Kurdistan Drops Iraqi flags from all public buildings 1.9.2006 

 



Erbil, Kurdistan-Iraq, September 1, -- The president of Iraq's autonomous Kurdistan region, Massoud Barzani, has ordered officials not to fly the Iraqi national flag, in a further sign of the country's separatist tensions.

"According to the Kurdistan Administration of Iraq's decree number 60, we decide to hoist the flag of Iraqi Kurdistan officially on all offices and government institutions in the Kurdistan region," a statement from Kurdish president Massud Barzani's office in Erbil said Friday.

The order said that "regions in Iraq's Kurdistan which have been hoisting the Baathist flag should lower it and hoist only the Kurdistan flag".

Iraq's Kurdish minority associates Iraq's red, white and black banner with the ousted leader Saddam Hussein's hated Baath party, although it has been retained as the national flag by the post-Saddam government in Baghdad.

On May 7, the Kurdish administrations of Erbil and Sulaimaniyah provinces were united with one parliament and government for the whole of the northern Kurdish region, which enjoys broad self-rule.

Before unification some official buildings in the Sulaimaniyah region -- which was ruled by Iraqi President Jalal Talabani's Patriotic Union of Kurdistan (PUK) -- used to hoist the Iraqi flag along with the PUK party flag.

Barzani's Erbil administration never hoisted the Iraqi flag.

Last year Barzani, the current leader of the Kurdish region, said Iraq's flag "dates back to 1963 since when many pogroms and mass-killings were committed in its name. Therefore, it is impossible to hoist this flag in Kurdistan."

Iraq's Kurdish minority has enjoyed wide autonomy since Saddam's defeat in the 1991 Gulf War over Kuwait and strongly supported the 2003 US-led invasion which unseated him.

Since Saddam's fall, Kurdish politicians have taken part in national politics and put their historic demands for independence on hold but, as violence rages around the country, separatist tensions remain high.

Iraq's Kurdistan president Massoud Barzani is flanked by an Iraqi flag from the 1960's (R) and the present Kurdistan flag (L) as he speaks during a conference in Erbil, September 3, 2006. The leader of Iraq's ethnic Kurds brandished the threat of secession on Sunday as a row with the Baghdad government over the flying of the Iraqi national flag exposed an increasingly bitter rift.
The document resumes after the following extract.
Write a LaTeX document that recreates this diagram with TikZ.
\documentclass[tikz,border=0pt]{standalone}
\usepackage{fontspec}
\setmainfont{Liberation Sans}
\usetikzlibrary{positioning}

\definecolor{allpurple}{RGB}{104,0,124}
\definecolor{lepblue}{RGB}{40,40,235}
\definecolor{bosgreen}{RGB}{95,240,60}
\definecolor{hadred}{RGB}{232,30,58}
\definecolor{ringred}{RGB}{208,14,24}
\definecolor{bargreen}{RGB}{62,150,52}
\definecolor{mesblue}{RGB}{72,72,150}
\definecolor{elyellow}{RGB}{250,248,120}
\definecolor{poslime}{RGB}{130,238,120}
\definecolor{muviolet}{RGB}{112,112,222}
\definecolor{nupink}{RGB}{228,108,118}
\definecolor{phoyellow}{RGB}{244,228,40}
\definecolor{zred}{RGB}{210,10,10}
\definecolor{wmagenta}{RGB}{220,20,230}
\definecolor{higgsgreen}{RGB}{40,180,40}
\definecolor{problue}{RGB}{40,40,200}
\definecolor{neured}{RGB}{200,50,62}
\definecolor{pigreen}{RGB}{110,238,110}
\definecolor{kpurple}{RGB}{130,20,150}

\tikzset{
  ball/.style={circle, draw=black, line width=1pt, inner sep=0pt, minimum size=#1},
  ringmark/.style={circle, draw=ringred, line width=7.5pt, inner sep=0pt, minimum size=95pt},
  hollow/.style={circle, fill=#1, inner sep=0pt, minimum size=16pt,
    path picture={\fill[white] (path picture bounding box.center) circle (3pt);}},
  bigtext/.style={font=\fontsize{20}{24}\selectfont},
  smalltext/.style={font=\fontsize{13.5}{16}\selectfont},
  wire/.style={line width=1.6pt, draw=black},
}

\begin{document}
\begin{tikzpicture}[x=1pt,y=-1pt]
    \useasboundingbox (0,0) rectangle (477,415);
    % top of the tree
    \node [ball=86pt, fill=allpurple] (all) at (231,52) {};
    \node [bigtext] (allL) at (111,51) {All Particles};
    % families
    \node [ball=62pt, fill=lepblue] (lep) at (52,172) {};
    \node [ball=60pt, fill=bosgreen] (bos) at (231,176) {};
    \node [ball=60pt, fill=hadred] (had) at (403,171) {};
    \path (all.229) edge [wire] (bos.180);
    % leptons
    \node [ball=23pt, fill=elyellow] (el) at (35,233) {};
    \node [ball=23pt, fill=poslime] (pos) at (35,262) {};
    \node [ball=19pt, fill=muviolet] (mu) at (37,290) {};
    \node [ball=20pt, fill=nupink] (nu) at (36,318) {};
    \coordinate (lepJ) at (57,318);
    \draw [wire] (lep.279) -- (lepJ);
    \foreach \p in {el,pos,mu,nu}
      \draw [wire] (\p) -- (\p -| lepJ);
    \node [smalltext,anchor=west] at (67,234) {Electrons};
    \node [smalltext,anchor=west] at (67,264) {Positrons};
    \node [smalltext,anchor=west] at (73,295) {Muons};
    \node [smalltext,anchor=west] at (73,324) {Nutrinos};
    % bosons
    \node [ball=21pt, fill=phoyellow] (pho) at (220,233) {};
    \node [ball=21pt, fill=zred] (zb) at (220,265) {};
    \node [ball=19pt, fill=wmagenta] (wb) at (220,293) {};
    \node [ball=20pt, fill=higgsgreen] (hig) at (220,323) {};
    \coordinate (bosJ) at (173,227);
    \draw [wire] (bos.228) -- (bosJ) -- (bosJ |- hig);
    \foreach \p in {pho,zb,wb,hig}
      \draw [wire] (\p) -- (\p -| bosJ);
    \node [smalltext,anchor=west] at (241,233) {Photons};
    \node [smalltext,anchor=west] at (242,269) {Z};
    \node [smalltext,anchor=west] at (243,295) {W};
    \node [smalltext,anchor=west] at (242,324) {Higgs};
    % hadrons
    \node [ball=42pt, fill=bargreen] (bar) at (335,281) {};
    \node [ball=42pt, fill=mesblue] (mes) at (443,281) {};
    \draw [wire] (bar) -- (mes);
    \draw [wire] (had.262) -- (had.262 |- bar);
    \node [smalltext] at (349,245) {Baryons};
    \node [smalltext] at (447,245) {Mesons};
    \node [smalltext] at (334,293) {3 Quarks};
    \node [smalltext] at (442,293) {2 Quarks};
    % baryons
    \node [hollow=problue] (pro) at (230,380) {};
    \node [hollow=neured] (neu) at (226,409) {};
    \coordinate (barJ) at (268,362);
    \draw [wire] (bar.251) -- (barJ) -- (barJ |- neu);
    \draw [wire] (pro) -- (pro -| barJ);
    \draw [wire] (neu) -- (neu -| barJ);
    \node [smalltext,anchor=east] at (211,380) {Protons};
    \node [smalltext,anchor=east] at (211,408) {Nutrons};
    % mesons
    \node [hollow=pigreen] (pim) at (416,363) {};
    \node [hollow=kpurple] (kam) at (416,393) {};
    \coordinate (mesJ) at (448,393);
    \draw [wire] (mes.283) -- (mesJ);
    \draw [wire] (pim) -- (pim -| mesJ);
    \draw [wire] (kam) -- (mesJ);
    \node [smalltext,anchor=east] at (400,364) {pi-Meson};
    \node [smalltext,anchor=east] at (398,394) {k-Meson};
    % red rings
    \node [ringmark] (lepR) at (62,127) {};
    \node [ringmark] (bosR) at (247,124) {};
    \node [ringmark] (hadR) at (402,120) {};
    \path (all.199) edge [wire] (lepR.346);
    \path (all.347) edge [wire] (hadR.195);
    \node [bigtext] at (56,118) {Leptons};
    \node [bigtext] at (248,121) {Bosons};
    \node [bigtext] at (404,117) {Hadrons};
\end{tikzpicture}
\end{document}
After the Kurdish regional government banned the use of the Iraqi flag on public buildings
Photo: Reuters


In April 2004 the then interim government of Iraq attempted to resolve the controversy over the flag, which is emblazoned with three green stars and the legend "God is greatest", by proposing a new national banner.


The new blue and white design, however, caused much controversy -- some felt it was too close to the Israeli flag -- and it was swiftly abandoned.
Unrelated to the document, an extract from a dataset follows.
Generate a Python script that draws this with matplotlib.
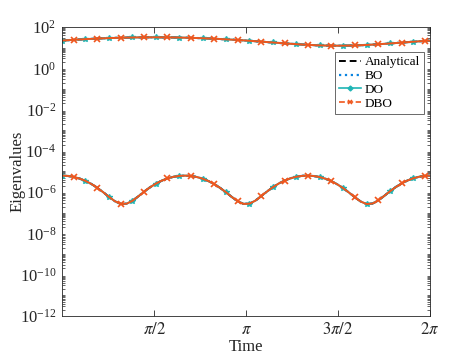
import numpy as np
import matplotlib
matplotlib.use("Agg")
import matplotlib.pyplot as plt
from matplotlib.ticker import FixedLocator, LogLocator, LogFormatterSciNotation, NullFormatter

# time samples (rad), step 0.1 plus the end point 2*pi
time = [round(0.1 * i, 1) for i in range(63)] + [2 * np.pi]

# large eigenvalue
lam_large = [
    22.0, 22.96, 23.91, 24.84, 25.74, 26.60, 27.42, 28.18, 28.89, 29.52,
    30.08, 30.56, 30.95, 31.25, 31.46, 31.58, 31.60, 31.52, 31.35, 31.08,
    30.73, 30.29, 29.76, 29.16, 28.48, 27.75, 26.95, 26.10, 25.22, 24.30,
    23.35, 22.40, 21.44, 20.49, 19.55, 18.63, 17.75, 16.91, 16.13, 15.40,
    14.73, 14.14, 13.63, 13.20, 12.86, 12.62, 12.46, 12.40, 12.44, 12.57,
    12.79, 13.11, 13.52, 14.01, 14.58, 15.23, 15.94, 16.71, 17.54, 18.41,
    19.32, 20.25, 21.20, 22.0,
]

# small eigenvalue
lam_small = [
    6.31e-6, 6.08e-6, 5.46e-6, 4.55e-6, 3.51e-6, 2.50e-6, 1.64e-6, 1.01e-6, 5.97e-7, 3.67e-7,
    2.70e-7, 2.73e-7, 3.76e-7, 6.15e-7, 1.04e-6, 1.69e-6, 2.55e-6, 3.56e-6, 4.60e-6, 5.50e-6,
    6.10e-6, 6.31e-6, 6.05e-6, 5.41e-6, 4.49e-6, 3.44e-6, 2.44e-6, 1.60e-6, 9.82e-7, 5.81e-7,
    3.59e-7, 2.68e-7, 2.76e-7, 3.85e-7, 6.32e-7, 1.07e-6, 1.73e-6, 2.61e-6, 3.62e-6, 4.66e-6,
    5.55e-6, 6.12e-6, 6.30e-6, 6.03e-6, 5.36e-6, 4.43e-6, 3.39e-6, 2.39e-6, 1.56e-6, 9.53e-7,
    5.62e-7, 3.51e-7, 2.65e-7, 2.79e-7, 3.95e-7, 6.52e-7, 1.10e-6, 1.77e-6, 2.66e-6, 3.68e-6,
    4.71e-6, 5.58e-6, 6.14e-6, 6.31e-6,
]

xticks = [np.pi / 2, np.pi, 3 * np.pi / 2, 2 * np.pi]
xticklabels = [r"$\pi/2$", r"$\pi$", r"$3\pi/2$", r"$2\pi$"]
yticks = [1e-12, 1e-10, 1e-8, 1e-6, 1e-4, 1e-2, 1e0, 1e2]

plt.rcParams["font.family"] = ["Liberation Serif", "DejaVu Serif"]
plt.rcParams["mathtext.fontset"] = "stix"

AX_COLOR = "#262626"
BLUE = "#0a84e0"
TEAL = "#1fb5b5"
ORANGE = "#f0561d"


def main() -> None:
    fig = plt.figure(figsize=(4.75, 3.56), dpi=100)
    ax = fig.add_axes([0.1305, 0.1124, 0.7748, 0.8118])

    for curve in (lam_large, lam_small):
        ax.plot(time, curve, color="black", linestyle=(0, (5, 3)), linewidth=1.4)
        ax.plot(time, curve, color=BLUE, linestyle=":", linewidth=1.6)
        ax.plot(time, curve, color=TEAL, linestyle="-", linewidth=1.4,
                marker="*", markersize=4, markevery=(0, 4))
        ax.plot(time, curve, color=ORANGE, linestyle="-", linewidth=1.4,
                marker="x", markersize=3.8, markeredgewidth=1.2, markevery=(2, 4))

    # legend handles
    h1, = ax.plot([], [], color="black", linestyle=(0, (3.5, 2)), linewidth=1.4)
    h2, = ax.plot([], [], color=BLUE, linestyle=":", linewidth=1.6)
    h3, = ax.plot([], [], color=TEAL, linestyle="-", linewidth=1.2, marker="D", markersize=2.5)
    h4, = ax.plot([], [], color=ORANGE, linestyle=(0, (3.5, 1.5)), linewidth=1.2,
                  marker="x", markersize=3.5, markeredgewidth=1.1)

    ax.set_yscale("log")
    ax.set_xlim(0, 2 * np.pi)
    ax.set_ylim(1e-12, 1e2)
    ax.xaxis.set_major_locator(FixedLocator(xticks))
    ax.set_xticklabels(xticklabels)
    ax.yaxis.set_major_locator(FixedLocator(yticks))
    ax.yaxis.set_major_formatter(LogFormatterSciNotation())
    ax.yaxis.set_minor_locator(LogLocator(base=10, subs=np.arange(1, 10), numticks=1000))
    ax.yaxis.set_minor_formatter(NullFormatter())

    ax.tick_params(which="both", direction="in", top=True, right=True,
                   colors=AX_COLOR, labelsize=12, pad=4)
    ax.tick_params(which="major", length=4, width=0.6)
    ax.tick_params(which="minor", length=2, width=0.5)
    ax.tick_params(axis="y", which="major", length=0)
    for spine in ax.spines.values():
        spine.set_color(AX_COLOR)
        spine.set_linewidth(0.6)

    ax.set_xlabel("Time", fontsize=12, color=AX_COLOR, labelpad=1)
    ax.set_ylabel("Eigenvalues", fontsize=12, color=AX_COLOR, labelpad=-4)

    leg = ax.legend([h1, h2, h3, h4], ["Analytical", "BO", "DO", "DBO"],
                    loc="upper right", bbox_to_anchor=(0.984, 0.913),
                    fontsize=9.5, frameon=True, fancybox=False,
                    handlelength=1.7, handletextpad=0.3, labelspacing=0.12,
                    borderpad=0.3, borderaxespad=0)
    leg.get_frame().set_edgecolor(AX_COLOR)
    leg.get_frame().set_linewidth(0.6)

    fig.savefig("out.png", dpi=100)
    plt.close(fig)


if __name__ == "__main__":
    main()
Most Arab Iraqis accept the 1963 design as their national flag, although the design of the Islamic slogan -- which was reportedly based on Saddam's own handwriting -- has been changed to a generic typeface.
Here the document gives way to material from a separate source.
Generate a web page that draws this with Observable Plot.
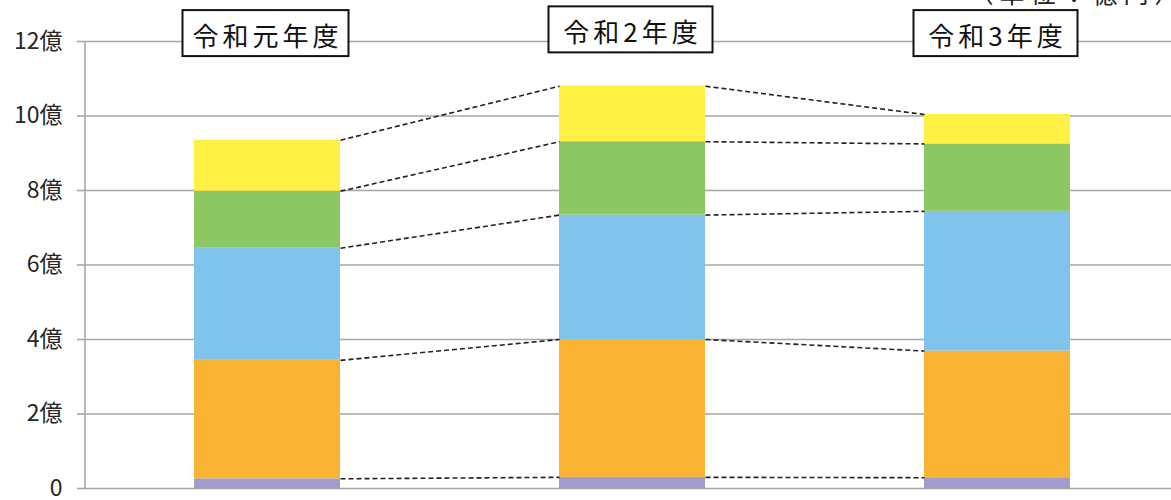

Kurdistan's banner is three red, white and green horizontal bars emblazoned with a golden sun motif. It flies across the Kurdish region over government buildings and military bases.

Some Kurdish official bodies fly Iraq's 1958-1963 flag, which was Abdul Karim Qassim's republic after he overthrew the monarchy in preference to the later Iraqi symbol and its Baathist associations.

In another development members of the Kurdistan regional parliament belonging to the Kurdish Patriotic Union of Iraqi president Jalal Talabani, have proposed the introduction of a Kurdistan national anthem.